## begin
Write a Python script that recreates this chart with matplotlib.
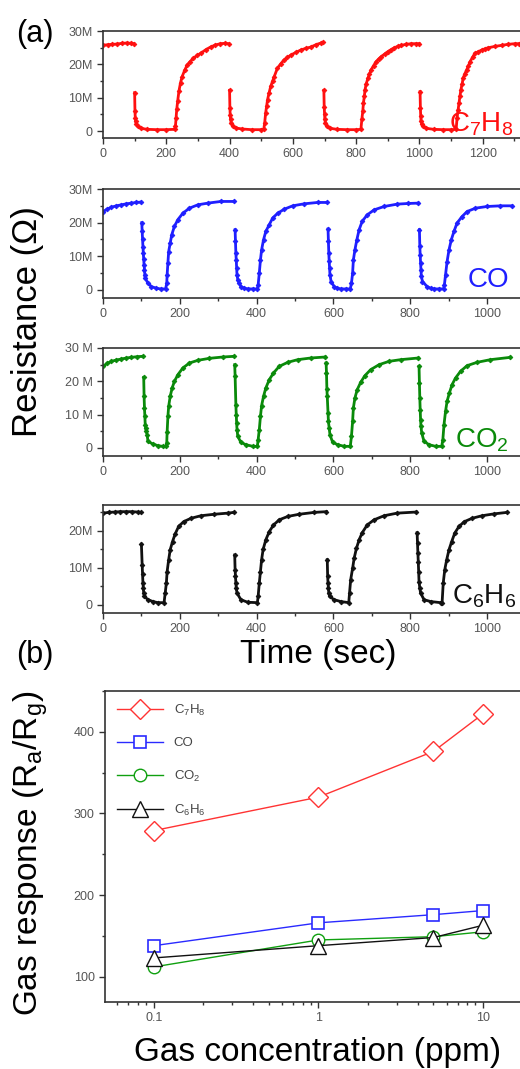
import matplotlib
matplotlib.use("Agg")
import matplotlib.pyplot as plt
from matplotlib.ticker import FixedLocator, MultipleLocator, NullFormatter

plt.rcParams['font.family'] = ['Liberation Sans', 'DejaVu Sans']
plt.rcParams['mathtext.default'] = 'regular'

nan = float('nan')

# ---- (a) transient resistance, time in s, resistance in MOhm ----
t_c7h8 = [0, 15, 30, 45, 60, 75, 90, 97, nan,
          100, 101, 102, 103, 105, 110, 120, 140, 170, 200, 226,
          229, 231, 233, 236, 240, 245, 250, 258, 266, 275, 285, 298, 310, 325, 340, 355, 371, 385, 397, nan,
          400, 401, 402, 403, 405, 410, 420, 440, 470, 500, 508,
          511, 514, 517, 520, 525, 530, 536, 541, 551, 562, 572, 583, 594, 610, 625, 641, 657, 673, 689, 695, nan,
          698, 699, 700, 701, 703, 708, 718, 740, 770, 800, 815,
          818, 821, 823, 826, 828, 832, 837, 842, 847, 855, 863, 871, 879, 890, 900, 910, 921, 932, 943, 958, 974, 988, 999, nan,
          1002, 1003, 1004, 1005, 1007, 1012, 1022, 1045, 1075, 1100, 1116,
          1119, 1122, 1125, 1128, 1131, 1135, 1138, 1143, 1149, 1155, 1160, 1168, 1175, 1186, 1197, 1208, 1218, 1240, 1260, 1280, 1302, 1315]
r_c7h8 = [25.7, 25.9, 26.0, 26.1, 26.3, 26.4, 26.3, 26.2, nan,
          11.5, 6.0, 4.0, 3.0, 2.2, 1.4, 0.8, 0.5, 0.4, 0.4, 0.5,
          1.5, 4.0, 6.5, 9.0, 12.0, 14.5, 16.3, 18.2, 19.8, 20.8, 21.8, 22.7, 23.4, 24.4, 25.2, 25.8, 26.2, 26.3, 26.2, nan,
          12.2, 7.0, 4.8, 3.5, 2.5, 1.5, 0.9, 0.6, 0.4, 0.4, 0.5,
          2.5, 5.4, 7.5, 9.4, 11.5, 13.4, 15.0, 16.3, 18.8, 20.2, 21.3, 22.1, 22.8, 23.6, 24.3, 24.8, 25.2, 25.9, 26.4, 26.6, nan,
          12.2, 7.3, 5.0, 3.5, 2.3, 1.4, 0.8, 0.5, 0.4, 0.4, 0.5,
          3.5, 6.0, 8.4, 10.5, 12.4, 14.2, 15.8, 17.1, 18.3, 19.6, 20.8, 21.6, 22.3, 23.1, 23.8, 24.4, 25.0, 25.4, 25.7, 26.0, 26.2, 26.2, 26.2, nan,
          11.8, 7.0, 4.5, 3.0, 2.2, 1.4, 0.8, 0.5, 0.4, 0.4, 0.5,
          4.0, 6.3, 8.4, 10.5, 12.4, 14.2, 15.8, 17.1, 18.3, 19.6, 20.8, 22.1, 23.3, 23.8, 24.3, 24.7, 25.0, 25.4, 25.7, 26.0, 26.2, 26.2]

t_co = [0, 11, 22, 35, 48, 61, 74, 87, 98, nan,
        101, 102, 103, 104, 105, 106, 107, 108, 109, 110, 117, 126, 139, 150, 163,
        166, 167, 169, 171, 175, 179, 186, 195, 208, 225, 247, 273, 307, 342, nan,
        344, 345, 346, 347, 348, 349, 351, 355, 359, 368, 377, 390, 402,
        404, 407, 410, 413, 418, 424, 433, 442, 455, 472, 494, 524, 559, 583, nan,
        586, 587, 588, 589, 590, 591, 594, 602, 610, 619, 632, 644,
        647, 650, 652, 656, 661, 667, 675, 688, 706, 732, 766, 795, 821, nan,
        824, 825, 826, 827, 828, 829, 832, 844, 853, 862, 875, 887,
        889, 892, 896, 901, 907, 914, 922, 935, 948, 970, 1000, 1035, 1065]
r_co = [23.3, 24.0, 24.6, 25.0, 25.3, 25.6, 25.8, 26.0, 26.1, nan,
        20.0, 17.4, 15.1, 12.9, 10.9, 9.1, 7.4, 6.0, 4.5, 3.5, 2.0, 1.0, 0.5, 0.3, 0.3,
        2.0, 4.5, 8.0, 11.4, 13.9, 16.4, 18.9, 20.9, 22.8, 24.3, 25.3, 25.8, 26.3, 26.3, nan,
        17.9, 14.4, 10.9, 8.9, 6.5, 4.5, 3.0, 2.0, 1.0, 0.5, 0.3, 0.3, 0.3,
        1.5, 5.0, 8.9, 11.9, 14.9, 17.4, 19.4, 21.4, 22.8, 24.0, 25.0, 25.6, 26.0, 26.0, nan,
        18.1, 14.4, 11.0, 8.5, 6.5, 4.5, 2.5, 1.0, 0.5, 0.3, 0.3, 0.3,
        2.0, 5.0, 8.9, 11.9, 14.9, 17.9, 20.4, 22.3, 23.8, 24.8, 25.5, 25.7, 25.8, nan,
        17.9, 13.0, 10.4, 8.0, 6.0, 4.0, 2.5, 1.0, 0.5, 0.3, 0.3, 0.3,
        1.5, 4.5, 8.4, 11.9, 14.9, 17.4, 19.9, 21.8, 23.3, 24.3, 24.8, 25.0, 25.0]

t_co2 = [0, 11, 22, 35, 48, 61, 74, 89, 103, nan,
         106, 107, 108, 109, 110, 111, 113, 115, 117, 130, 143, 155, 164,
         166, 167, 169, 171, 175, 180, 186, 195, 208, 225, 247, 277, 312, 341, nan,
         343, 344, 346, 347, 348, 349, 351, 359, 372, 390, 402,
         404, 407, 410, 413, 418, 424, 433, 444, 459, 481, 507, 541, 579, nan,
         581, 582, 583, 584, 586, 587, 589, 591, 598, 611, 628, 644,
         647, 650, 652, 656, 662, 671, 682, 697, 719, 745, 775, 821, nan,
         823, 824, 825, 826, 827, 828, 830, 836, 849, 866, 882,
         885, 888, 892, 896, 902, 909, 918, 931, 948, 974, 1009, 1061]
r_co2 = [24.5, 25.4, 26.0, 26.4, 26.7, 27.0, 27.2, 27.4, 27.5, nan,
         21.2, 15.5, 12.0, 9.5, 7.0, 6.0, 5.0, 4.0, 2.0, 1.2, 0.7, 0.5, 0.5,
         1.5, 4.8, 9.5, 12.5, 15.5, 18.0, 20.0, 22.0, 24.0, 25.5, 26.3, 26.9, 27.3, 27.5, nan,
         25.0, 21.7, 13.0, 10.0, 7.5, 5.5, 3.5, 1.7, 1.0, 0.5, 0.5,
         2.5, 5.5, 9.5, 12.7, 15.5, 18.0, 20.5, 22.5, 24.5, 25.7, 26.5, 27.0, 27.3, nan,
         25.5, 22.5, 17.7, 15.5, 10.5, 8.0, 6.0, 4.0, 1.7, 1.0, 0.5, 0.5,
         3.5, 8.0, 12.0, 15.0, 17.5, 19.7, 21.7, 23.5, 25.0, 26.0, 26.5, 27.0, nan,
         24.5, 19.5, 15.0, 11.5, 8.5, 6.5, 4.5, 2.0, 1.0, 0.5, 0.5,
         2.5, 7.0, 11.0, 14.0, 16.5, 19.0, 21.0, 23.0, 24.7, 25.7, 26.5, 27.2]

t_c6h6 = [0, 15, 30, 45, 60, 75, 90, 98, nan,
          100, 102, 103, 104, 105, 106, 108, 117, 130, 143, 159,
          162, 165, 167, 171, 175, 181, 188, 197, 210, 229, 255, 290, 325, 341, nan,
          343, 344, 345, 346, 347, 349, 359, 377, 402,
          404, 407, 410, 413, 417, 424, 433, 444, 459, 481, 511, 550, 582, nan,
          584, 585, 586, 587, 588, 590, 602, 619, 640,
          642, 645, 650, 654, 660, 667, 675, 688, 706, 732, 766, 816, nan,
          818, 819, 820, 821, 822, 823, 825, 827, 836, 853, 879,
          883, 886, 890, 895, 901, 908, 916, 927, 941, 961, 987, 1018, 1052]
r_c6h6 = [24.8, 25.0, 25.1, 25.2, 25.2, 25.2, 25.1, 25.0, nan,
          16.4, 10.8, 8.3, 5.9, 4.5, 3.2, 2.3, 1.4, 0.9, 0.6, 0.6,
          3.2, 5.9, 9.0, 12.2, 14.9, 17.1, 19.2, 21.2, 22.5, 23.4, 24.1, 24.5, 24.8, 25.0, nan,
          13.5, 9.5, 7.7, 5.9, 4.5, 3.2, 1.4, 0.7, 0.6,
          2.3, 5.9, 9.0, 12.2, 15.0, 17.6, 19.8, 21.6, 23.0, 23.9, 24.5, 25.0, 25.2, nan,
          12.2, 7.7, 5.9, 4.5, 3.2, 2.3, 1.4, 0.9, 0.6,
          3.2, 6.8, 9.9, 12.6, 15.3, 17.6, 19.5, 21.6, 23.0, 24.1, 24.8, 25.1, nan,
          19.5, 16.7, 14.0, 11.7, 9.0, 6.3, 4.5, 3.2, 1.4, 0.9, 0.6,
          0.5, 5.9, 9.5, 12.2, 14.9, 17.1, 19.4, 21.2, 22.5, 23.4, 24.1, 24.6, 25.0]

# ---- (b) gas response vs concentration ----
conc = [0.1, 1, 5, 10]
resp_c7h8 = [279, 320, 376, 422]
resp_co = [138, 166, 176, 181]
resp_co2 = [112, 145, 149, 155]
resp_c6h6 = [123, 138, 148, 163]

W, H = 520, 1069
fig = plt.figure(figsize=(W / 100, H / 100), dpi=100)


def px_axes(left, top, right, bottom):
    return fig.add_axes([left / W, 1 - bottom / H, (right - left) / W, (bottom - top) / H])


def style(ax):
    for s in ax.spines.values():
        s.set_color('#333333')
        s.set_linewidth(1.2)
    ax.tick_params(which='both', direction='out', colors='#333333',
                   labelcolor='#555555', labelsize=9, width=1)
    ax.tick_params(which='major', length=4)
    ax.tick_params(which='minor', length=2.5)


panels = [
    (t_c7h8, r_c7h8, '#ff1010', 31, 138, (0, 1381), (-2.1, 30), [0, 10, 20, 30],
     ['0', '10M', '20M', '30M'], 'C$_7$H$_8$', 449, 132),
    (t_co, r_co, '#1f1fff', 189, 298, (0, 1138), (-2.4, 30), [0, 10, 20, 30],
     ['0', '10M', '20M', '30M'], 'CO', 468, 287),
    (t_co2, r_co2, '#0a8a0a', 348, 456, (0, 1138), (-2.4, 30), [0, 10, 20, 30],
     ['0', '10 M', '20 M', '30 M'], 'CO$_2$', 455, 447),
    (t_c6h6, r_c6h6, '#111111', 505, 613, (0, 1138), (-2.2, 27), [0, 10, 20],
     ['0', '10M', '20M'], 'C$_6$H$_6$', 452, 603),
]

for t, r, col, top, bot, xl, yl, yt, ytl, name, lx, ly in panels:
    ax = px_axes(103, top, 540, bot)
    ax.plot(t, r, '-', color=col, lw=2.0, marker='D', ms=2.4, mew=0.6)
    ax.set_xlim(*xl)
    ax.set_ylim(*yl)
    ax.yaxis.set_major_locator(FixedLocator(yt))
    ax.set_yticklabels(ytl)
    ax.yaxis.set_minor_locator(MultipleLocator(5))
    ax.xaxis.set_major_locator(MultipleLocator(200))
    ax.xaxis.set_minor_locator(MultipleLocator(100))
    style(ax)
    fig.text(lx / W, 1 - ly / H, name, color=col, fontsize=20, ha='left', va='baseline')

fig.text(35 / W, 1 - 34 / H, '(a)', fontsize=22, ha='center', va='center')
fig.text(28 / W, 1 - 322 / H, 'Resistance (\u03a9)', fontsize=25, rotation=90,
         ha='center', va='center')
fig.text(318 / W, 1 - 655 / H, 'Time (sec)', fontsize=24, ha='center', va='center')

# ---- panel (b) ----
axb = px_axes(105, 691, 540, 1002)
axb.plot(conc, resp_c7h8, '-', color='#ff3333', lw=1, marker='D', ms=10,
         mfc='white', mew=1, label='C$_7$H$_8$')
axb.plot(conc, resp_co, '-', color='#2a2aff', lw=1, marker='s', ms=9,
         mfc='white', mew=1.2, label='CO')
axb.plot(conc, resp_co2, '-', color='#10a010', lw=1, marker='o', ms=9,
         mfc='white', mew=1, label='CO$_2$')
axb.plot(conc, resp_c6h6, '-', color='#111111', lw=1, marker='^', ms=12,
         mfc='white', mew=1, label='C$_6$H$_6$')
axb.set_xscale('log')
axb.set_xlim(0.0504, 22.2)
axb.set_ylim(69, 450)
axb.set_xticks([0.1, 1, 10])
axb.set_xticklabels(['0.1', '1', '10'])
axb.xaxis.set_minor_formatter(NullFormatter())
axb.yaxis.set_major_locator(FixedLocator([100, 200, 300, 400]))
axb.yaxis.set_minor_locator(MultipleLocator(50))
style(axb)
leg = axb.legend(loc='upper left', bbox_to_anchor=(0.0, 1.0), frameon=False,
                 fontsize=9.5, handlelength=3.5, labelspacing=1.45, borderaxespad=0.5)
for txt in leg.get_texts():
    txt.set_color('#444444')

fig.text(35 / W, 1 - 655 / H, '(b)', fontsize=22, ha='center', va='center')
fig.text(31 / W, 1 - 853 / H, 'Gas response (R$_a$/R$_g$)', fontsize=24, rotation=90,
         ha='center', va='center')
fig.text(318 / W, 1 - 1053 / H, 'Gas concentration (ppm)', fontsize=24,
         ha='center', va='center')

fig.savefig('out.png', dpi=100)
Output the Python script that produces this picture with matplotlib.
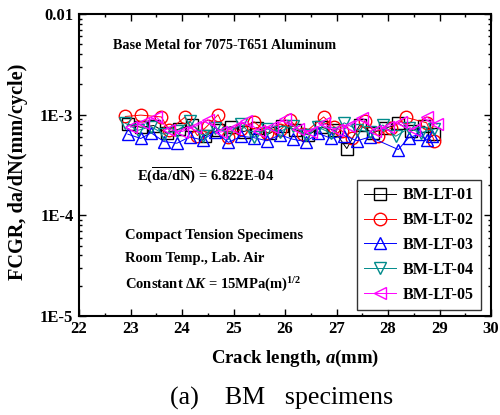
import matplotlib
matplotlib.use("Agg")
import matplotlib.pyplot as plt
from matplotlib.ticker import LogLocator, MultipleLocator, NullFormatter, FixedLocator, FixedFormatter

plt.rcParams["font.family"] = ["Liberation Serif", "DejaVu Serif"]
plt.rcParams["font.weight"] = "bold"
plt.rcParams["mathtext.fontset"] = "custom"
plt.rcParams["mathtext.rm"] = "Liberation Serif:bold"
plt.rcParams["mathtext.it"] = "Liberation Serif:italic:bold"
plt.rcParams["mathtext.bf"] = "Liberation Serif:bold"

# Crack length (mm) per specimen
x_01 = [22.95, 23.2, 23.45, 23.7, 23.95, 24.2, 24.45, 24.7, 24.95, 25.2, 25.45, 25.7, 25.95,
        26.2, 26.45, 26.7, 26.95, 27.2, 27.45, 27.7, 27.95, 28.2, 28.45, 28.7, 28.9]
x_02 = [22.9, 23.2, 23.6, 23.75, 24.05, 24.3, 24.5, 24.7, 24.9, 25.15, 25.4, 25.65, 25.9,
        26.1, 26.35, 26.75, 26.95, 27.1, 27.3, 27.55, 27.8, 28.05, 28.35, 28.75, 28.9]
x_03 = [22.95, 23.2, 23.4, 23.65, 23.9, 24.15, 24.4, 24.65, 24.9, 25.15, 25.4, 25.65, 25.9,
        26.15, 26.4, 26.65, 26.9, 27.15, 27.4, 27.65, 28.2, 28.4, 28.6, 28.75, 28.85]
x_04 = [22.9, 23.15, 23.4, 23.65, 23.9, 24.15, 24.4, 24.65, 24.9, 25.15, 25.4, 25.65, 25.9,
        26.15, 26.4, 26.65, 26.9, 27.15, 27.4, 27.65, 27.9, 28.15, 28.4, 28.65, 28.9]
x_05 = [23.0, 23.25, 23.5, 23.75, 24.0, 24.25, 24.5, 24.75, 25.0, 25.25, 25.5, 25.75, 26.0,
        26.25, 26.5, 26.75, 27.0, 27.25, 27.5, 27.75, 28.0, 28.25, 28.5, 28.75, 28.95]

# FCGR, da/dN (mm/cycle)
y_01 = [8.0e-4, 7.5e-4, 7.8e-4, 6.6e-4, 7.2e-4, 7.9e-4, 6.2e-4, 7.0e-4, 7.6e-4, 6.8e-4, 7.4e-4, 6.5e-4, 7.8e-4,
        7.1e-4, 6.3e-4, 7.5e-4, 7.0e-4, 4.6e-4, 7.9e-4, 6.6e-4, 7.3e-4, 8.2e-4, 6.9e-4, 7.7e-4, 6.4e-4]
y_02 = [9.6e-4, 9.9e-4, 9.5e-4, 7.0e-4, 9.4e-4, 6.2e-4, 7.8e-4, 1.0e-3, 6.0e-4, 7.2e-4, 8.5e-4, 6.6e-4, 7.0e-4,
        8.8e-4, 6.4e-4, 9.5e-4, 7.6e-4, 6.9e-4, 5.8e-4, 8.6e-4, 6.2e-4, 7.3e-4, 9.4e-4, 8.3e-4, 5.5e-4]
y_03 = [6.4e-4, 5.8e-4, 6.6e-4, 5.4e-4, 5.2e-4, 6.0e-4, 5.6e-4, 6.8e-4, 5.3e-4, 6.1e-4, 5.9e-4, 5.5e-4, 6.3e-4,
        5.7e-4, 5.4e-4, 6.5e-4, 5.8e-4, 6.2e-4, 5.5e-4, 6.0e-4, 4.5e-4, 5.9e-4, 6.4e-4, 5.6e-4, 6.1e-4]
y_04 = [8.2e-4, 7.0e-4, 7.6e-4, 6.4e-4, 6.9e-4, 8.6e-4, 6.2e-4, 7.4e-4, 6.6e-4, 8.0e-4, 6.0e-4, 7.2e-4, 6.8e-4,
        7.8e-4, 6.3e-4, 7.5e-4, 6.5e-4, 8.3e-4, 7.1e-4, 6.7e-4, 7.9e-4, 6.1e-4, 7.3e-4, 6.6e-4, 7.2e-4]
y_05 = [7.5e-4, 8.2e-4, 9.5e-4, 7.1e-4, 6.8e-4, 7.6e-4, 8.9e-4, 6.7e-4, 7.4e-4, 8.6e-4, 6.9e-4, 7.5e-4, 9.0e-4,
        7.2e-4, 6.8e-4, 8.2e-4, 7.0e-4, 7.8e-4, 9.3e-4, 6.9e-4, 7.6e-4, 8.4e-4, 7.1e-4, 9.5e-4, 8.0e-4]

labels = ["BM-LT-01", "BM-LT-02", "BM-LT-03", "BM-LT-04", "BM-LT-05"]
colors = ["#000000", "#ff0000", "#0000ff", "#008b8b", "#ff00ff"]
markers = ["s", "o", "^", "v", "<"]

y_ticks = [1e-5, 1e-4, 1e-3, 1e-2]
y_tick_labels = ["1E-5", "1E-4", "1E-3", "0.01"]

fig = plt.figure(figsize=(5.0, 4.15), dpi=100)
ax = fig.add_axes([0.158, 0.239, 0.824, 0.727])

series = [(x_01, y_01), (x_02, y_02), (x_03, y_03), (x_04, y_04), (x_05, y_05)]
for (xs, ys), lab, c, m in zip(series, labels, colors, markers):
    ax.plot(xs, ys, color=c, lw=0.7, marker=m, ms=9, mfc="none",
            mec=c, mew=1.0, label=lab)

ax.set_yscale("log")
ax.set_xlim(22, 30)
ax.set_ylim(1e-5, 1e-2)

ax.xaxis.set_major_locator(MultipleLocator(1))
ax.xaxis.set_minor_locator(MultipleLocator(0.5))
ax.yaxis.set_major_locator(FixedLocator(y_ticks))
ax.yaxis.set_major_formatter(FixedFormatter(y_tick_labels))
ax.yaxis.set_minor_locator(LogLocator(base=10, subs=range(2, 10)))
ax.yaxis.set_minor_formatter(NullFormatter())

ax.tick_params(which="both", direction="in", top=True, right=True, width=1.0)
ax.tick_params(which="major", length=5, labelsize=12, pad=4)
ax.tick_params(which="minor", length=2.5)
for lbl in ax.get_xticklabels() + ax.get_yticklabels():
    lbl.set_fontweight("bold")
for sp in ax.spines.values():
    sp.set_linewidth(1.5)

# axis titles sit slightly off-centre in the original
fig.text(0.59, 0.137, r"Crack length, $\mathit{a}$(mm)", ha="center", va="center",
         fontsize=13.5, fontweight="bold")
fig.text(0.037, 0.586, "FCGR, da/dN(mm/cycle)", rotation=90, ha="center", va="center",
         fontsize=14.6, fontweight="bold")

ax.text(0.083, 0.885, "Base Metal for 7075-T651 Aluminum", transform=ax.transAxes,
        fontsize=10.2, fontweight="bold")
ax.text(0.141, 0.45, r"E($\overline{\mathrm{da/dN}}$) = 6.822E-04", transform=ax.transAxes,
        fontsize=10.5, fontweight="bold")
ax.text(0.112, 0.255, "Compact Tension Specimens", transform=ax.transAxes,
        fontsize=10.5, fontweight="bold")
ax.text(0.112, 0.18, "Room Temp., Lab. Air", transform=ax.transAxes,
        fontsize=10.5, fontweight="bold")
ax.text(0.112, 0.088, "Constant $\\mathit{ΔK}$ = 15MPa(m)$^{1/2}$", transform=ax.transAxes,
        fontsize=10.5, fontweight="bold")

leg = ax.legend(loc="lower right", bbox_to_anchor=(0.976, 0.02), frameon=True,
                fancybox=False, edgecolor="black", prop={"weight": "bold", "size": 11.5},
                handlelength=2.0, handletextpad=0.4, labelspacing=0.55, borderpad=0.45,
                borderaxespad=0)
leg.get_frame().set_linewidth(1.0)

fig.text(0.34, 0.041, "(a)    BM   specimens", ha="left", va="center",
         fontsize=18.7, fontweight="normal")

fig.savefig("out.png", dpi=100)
## end
#### [STATED TASK]
Restate each line from the start of the listing through the line bearing "nan = float('nan')" word for word. Drop the pictures.

#### [COMPLETE ANSWER]
Write a Python script that recreates this chart with matplotlib.
import matplotlib
matplotlib.use("Agg")
import matplotlib.pyplot as plt
from matplotlib.ticker import FixedLocator, MultipleLocator, NullFormatter

plt.rcParams['font.family'] = ['Liberation Sans', 'DejaVu Sans']
plt.rcParams['mathtext.default'] = 'regular'

nan = float('nan')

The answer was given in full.